*Problem to work on:* Give only a count of the lines that include the string "this".

*Records for the task:*

______________________________

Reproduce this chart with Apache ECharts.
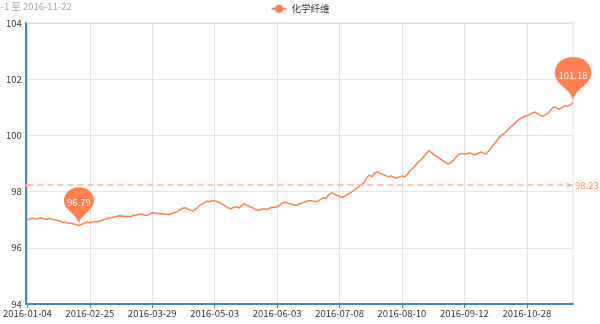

______________________________

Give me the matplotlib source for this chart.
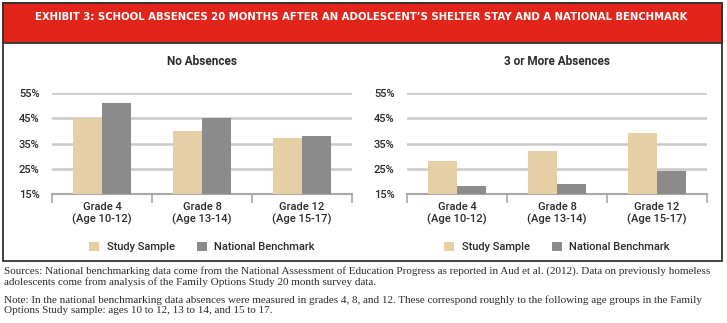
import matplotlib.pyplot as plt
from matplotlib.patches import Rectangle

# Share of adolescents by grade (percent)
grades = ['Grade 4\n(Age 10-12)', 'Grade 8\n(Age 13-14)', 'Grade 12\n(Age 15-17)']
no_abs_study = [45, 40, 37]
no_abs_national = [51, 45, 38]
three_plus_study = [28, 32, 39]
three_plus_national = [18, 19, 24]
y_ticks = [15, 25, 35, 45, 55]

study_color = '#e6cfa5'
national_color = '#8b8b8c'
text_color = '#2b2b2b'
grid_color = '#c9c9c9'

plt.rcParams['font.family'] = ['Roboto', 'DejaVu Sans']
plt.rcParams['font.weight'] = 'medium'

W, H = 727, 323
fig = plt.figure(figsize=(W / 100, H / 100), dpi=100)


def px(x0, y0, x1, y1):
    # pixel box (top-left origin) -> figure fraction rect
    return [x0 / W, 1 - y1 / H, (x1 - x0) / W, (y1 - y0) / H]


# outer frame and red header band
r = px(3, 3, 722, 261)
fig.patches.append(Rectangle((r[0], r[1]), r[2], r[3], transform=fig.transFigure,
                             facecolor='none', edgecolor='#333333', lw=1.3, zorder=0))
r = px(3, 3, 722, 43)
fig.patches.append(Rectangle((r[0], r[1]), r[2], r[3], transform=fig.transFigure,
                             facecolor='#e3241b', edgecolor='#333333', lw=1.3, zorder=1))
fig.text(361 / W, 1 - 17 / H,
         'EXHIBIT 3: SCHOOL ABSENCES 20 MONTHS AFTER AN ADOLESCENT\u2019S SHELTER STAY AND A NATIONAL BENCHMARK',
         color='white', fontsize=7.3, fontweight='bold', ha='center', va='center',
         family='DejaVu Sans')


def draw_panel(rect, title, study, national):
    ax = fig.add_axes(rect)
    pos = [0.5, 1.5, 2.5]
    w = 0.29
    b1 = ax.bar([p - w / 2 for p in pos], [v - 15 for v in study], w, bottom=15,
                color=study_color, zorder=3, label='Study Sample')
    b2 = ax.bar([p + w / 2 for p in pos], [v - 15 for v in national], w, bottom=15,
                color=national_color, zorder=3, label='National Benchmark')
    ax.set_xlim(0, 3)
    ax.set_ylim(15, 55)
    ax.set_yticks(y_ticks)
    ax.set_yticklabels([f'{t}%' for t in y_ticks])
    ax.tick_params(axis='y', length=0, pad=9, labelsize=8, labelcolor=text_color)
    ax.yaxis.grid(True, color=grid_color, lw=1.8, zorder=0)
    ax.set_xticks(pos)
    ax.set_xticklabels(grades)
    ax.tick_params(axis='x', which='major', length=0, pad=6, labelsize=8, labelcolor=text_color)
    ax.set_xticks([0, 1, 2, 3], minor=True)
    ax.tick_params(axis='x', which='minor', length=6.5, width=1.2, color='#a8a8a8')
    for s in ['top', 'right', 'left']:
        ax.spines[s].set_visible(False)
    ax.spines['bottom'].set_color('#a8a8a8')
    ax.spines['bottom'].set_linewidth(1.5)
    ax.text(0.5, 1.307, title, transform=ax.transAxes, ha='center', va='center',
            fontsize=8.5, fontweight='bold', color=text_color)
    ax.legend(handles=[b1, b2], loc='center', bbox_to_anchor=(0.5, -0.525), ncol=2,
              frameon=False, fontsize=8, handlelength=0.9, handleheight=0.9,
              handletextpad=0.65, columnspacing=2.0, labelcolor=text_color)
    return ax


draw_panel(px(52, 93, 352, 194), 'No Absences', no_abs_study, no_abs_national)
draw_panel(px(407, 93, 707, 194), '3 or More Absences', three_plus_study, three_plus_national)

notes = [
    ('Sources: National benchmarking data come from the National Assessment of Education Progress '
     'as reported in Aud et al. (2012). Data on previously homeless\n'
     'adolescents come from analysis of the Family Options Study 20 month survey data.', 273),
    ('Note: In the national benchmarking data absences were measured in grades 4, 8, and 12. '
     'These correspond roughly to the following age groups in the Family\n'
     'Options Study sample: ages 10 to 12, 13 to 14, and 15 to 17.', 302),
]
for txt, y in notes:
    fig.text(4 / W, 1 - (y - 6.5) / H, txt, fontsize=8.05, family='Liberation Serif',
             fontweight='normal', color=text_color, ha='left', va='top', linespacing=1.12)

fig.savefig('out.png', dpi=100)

______________________________

*Result of the task:* 2